WRITTEN EXERCISE
Leaving the pictures out, print the lines from the first line of the listing through the line containing "plt.rcParams['mathtext.bf'] = 'Liberation", exactly as they read, and no others.

GIVEN MATERIAL
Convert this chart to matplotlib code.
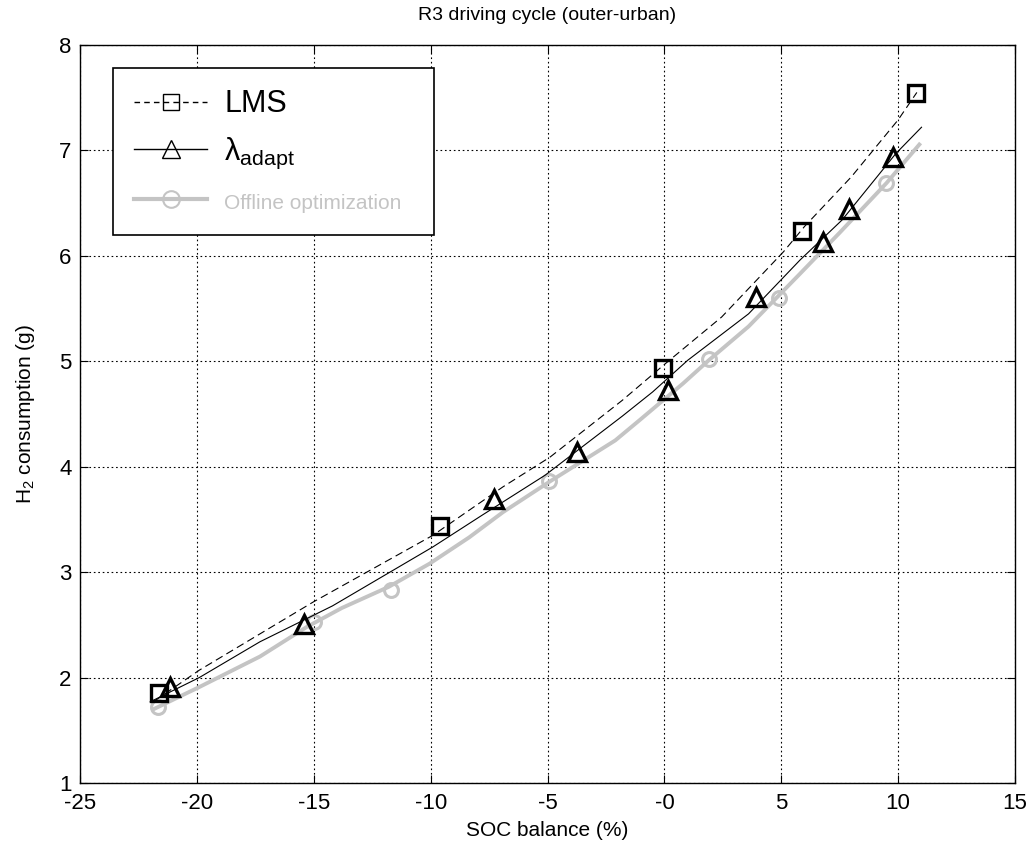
import matplotlib
matplotlib.use("Agg")
import matplotlib.pyplot as plt
from matplotlib.lines import Line2D

plt.rcParams['font.family'] = ['Liberation Sans', 'DejaVu Sans']
plt.rcParams['mathtext.fontset'] = 'custom'
plt.rcParams['mathtext.rm'] = 'Liberation Sans'
plt.rcParams['mathtext.it'] = 'Liberation Sans:italic'
plt.rcParams['mathtext.bf'] = 'Liberation Sans:bold'

title = "R3 driving cycle (outer-urban)"
xlabel = "SOC balance (%)"
ylabel = "H$_2$ consumption (g)"
series_labels = ["LMS", "λ$_{\\mathrm{adapt}}$", "Offline optimization"]

# LMS: fitted curve and measured points
lms_line_x = [-21.8, -19.9, -15.0, -9.9, -6.9, -4.9, -1.8, 0.0, 2.45, 5.1, 6.0, 8.0, 10.0, 10.8]
lms_line_y = [1.78, 2.07, 2.72, 3.35, 3.81, 4.09, 4.63, 4.97, 5.42, 6.04, 6.28, 6.75, 7.29, 7.55]
lms_pts_x = [-21.6, -9.6, -0.05, 5.9, 10.75]
lms_pts_y = [1.85, 3.44, 4.94, 6.24, 7.54]

# lambda_adapt: fitted curve and measured points
lam_line_x = [-22.0, -19.9, -17.3, -14.2, -9.9, -7.8, -5.1, -1.8, -0.5, 1.0, 3.6, 5.8, 7.6, 9.9, 11.0]
lam_line_y = [1.77, 2.00, 2.34, 2.68, 3.24, 3.54, 3.92, 4.48, 4.71, 5.01, 5.45, 5.96, 6.34, 6.97, 7.22]
lam_pts_x = [-21.13, -15.4, -7.3, -3.75, 0.15, 3.9, 6.78, 7.9, 9.78]
lam_pts_y = [1.91, 2.51, 3.69, 4.14, 4.73, 5.61, 6.13, 6.44, 6.94]

# Offline optimization: curve and points
off_line_x = [-21.95, -19.9, -17.3, -15.3, -13.8, -11.8, -10.05, -8.35, -6.9, -4.9, -2.1, -1.07, 0.8, 1.9, 3.6, 5.8, 7.5, 9.5, 10.96]
off_line_y = [1.69, 1.91, 2.20, 2.48, 2.66, 2.86, 3.08, 3.33, 3.57, 3.86, 4.25, 4.44, 4.79, 5.01, 5.33, 5.83, 6.22, 6.69, 7.07]
off_pts_x = [-21.67, -15.0, -11.7, -4.93, 1.92, 4.9, 9.46]
off_pts_y = [1.72, 2.53, 2.83, 3.86, 5.02, 5.60, 6.69]

xticks = [-25, -20, -15, -10, -5, 0, 5, 10, 15]
xticklabels = ["-25", "-20", "-15", "-10", "-5", "-0", "5", "10", "15"]
yticks = [1, 2, 3, 4, 5, 6, 7, 8]

gray = '#c4c4c4'

fig = plt.figure(figsize=(10.31, 8.49), dpi=100)
ax = fig.add_axes([0.0776, 0.0777, 0.9069, 0.8693])

ax.plot(off_line_x, off_line_y, color=gray, lw=2.8, solid_capstyle='butt', zorder=2)
ax.plot(off_pts_x, off_pts_y, ls='none', marker='o', ms=10, mfc='none', mec=gray, mew=2.2, zorder=2)
ax.plot(lam_line_x, lam_line_y, color='k', lw=0.8, zorder=3)
ax.plot(lam_pts_x, lam_pts_y, ls='none', marker='^', ms=13, mfc='none', mec='k', mew=2.4, zorder=4)
ax.plot(lms_line_x, lms_line_y, color='k', lw=0.8, ls=(0, (7, 4)), zorder=3)
ax.plot(lms_pts_x, lms_pts_y, ls='none', marker='s', ms=11, mfc='none', mec='k', mew=2.4, zorder=4)

ax.set_xlim(-25, 15)
ax.set_ylim(1, 8)
ax.set_xticks(xticks)
ax.set_xticklabels(xticklabels)
ax.set_yticks(yticks)
ax.tick_params(direction='in', top=True, right=True, length=6, width=0.8, labelsize=16)
ax.tick_params(axis='x', pad=7)
ax.tick_params(axis='y', pad=6)
ax.grid(True, color='k', ls=(0, (1.5, 2.5)), lw=0.8)
for s in ax.spines.values():
    s.set_linewidth(1.0)

ax.set_title(title, fontsize=14, pad=18)
ax.set_xlabel(xlabel, fontsize=15, labelpad=5)
ax.set_ylabel(ylabel, fontsize=15, labelpad=16)

handles = [
    Line2D([], [], color='k', ls=(0, (4, 3)), lw=1.0, marker='s', ms=11, mfc='none', mec='k', mew=1.0),
    Line2D([], [], color='k', lw=1.0, marker='^', ms=13, mfc='none', mec='k', mew=1.0),
    Line2D([], [], color=gray, lw=3.0, marker='o', ms=12, mfc='none', mec=gray, mew=1.5),
]
leg = ax.legend(handles, series_labels, loc='upper left', bbox_to_anchor=(0.035, 0.969, 0.3433, 0.0),
                mode='expand', fontsize=22, frameon=True, fancybox=False, edgecolor='k', framealpha=1,
                handlelength=2.4, handletextpad=0.55, labelspacing=0.55, borderpad=0.7,
                borderaxespad=0)
leg.get_frame().set_linewidth(1.2)
t = leg.get_texts()
t[2].set_fontsize(15)
t[2].set_color(gray)

fig.savefig("out.png", dpi=100)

RIGHT ANSWER
Convert this chart to matplotlib code.
import matplotlib
matplotlib.use("Agg")
import matplotlib.pyplot as plt
from matplotlib.lines import Line2D

plt.rcParams['font.family'] = ['Liberation Sans', 'DejaVu Sans']
plt.rcParams['mathtext.fontset'] = 'custom'
plt.rcParams['mathtext.rm'] = 'Liberation Sans'
plt.rcParams['mathtext.it'] = 'Liberation Sans:italic'
plt.rcParams['mathtext.bf'] = 'Liberation Sans:bold'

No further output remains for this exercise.